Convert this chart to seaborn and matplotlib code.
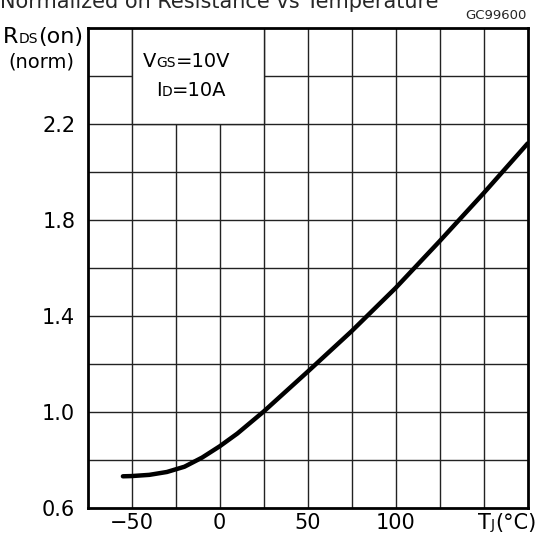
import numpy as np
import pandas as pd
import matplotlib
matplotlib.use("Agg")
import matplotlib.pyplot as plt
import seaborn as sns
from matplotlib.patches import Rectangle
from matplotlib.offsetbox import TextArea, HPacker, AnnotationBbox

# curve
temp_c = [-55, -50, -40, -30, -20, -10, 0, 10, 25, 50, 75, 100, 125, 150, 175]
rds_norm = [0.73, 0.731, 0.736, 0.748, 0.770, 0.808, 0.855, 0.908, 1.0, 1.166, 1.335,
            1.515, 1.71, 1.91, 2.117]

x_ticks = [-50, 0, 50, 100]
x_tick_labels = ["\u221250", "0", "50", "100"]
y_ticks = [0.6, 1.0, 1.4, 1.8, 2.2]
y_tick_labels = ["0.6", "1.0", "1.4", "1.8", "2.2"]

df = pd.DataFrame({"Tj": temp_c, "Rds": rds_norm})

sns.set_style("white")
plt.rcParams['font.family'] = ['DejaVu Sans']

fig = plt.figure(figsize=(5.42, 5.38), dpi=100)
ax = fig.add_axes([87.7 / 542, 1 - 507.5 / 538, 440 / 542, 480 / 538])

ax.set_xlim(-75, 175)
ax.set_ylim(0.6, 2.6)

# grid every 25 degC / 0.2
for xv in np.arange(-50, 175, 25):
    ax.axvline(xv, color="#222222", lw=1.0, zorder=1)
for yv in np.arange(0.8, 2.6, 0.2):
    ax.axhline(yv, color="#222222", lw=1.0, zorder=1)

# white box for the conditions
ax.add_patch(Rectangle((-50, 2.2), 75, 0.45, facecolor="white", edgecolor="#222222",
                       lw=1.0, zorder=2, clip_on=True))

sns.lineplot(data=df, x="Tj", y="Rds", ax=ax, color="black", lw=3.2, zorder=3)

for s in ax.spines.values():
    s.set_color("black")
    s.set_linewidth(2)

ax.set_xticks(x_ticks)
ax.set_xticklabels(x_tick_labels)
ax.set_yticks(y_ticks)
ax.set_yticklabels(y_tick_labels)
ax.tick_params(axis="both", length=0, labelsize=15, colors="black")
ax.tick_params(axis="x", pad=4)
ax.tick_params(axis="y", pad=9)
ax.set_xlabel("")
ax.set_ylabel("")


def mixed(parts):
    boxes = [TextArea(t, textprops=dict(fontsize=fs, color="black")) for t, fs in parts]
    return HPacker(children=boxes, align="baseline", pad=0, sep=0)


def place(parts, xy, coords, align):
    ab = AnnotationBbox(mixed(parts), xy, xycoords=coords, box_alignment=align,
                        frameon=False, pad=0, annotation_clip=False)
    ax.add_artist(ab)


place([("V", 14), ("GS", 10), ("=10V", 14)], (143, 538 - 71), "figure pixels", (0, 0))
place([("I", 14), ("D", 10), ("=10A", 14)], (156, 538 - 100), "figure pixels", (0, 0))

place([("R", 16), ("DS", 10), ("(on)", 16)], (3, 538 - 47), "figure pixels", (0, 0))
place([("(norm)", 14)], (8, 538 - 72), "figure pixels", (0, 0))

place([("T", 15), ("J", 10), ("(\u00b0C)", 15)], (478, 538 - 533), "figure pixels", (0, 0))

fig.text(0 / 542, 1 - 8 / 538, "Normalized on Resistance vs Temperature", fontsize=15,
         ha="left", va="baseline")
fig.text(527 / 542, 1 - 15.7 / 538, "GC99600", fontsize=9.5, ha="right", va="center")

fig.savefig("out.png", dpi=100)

...

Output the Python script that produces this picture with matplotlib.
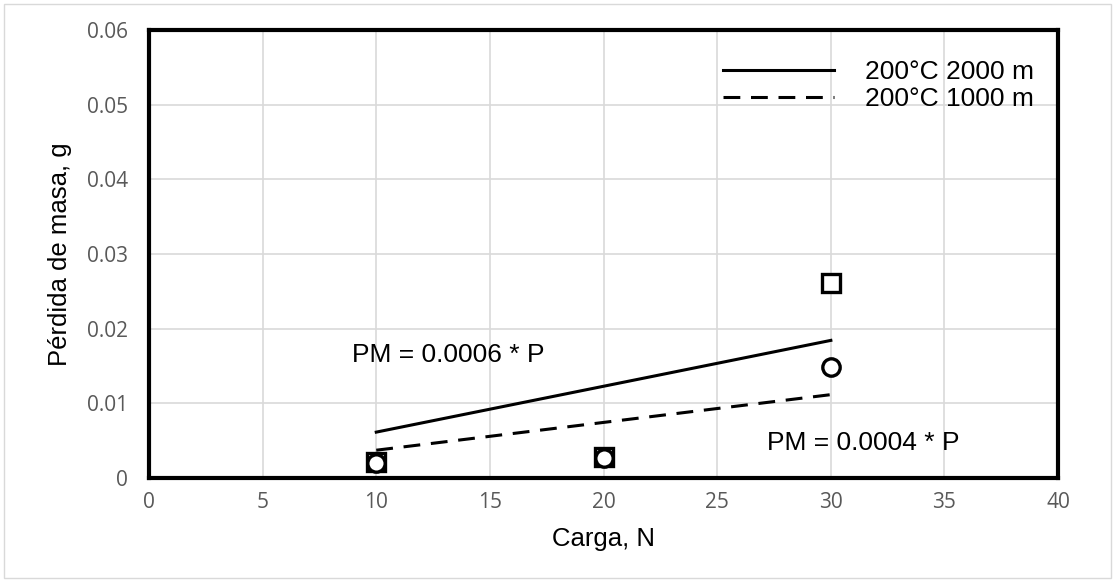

* _PROBLEM STATEMENT_
Check each line above for the string "seaborn" and report how many lines have it, giving only the number.

* _RESPONSE TO THE EXERCISE_
2